Skim Milk vs. Whole Milk: What's Actually Healthier?

Full-fat dairy is making a comeback. Long demonized for being calorie-dense and full of saturated fat, whole milk and yogurt are now reclaiming their reputations as healthier options compared to low-fat and skim alternatives.

First, let’s backtrack to understand how we even got here. “Back in the fat-phobic 1990s, the mainstream advice from health agencies and health professionals was to cut back on fat throughout the diet, including fat from dairy products like milk,” explains Frances Largeman-Roth, RDN, nutrition expert and author of Eating in Color.

As more people opted for items like fat-free or low-fat yogurts, manufacturers started pumping their products with sugar and artificial ingredients to make them taste better. The result? We could consume nearly a day’s worth of sugar in a single serving of strawberry yogurt.

Skim milk and fat-free, flavored yogurts aren’t just unsatisfying and full of added sugars, though—they also deprive us of the health benefits of full-fat dairy, Largeman-Roth says.

“Surprisingly, full-fat dairy products may actually help you stick to a healthy weight,” says Largeman-Roth. She cites one study that followed 18,000 middle-aged healthy weight women for nearly a decade and found that those who drank more whole milk and full-fat dairy products were less likely to become overweight or obese compared to women who didn’t consume any full-fat dairy. A small study published in the European Journal of Clinical Nutrition also found that daily consumption of whole milk increased participants’ HDL (or good) cholesterol levels, whereas daily skim milk consumption did not.

“Other studies have found that kids who drank whole milk had higher blood levels of vitamin D compared to their peers who drank low-fat milk,” Largeman-Roth adds. “The researchers think milk fat may help kids’ bodies absorb vitamin D more efficiently.”

The good news? Times have changed. Plenty of us now know that there’s no reason to fear healthy fats. Still, some healthy foodies may be accustomed to eating plain, non-fat yogurt to avoid saturated fats and adding their own sources of good fats like nuts and seeds on top. If you’re part of this cohort, you may still want to consider eating the full-fat version every now and then.

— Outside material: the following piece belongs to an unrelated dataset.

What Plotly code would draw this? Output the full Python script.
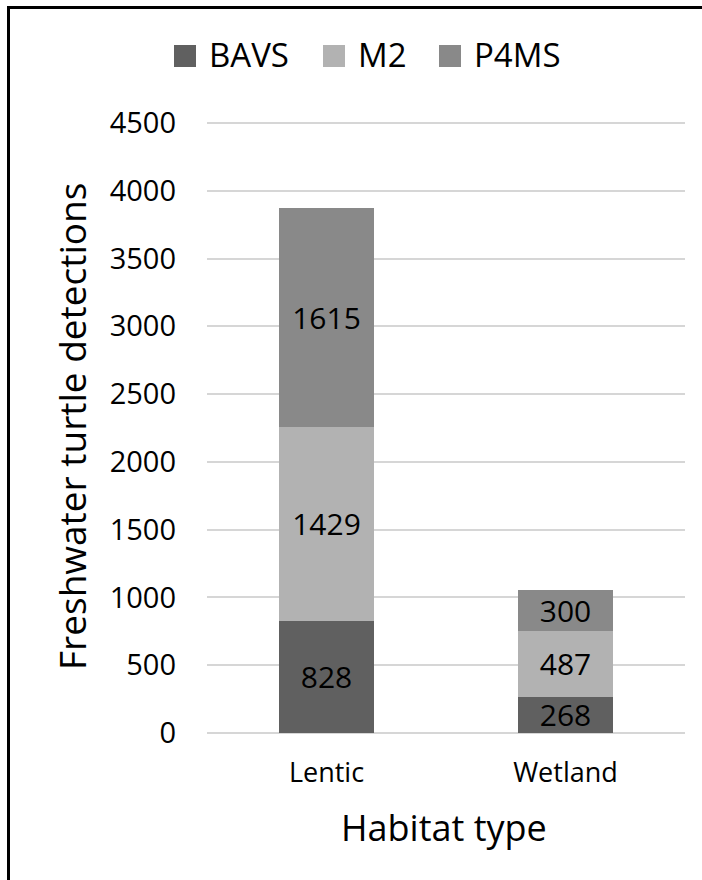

“Both are good choices, but organic whole milk dairy products have the added advantage of being higher in omega-3 fatty acids as well as conjugated linoleic acid, which is helpful for maintaining a healthy weight and may help manage type 2 diabetes,” says Largeman-Roth.

As with any food group, overdoing it on dairy isn’t a good idea either. If you tolerate dairy well, stick to the recommended three servings per day. Not sure what that might look like? “You might use eight ounces of milk in your overnight oats, then have a yogurt as a post-workout snack and then nibble on 1.5 ounces of aged cheddar in the later afternoon,” says Largeman-Roth, adding that “milk and other dairy products are an excellent source of calcium and women need 1,000 milligrams of calcium daily.”

If you have trouble digesting lactose, the naturally occurring sugar in milk, be sure to opt for lactose-free dairy products (there are tons available in supermarkets these days). Also good to know: “Greek yogurt is very low in lactose due to the way it’s made, and hard cheeses don’t contain any lactose, so they can be eaten by people who can’t digest it,” Largeman-Roth says.

Full-fat dairy products might not be the best choice for people following the DASH diet to treat hypertension. “Your doctor or registered dietitian may recommend that you make the switch to low-fat dairy products on the DASH diet, which is packed with fruits, vegetables, and low-fat dairy,” notes Largeman-Roth.

For the rest of you, feel free to add a few servings of full-fat dairy to your daily diet, and opt for organic products if they’re accessible to you. “A review of several studies found that milk from organic cows is higher in heart-healthy polyunsaturated fatty acids, omega-3 fats, vitamin E, iron, and CLA than conventionally farmed milk,” Largeman-Roth says.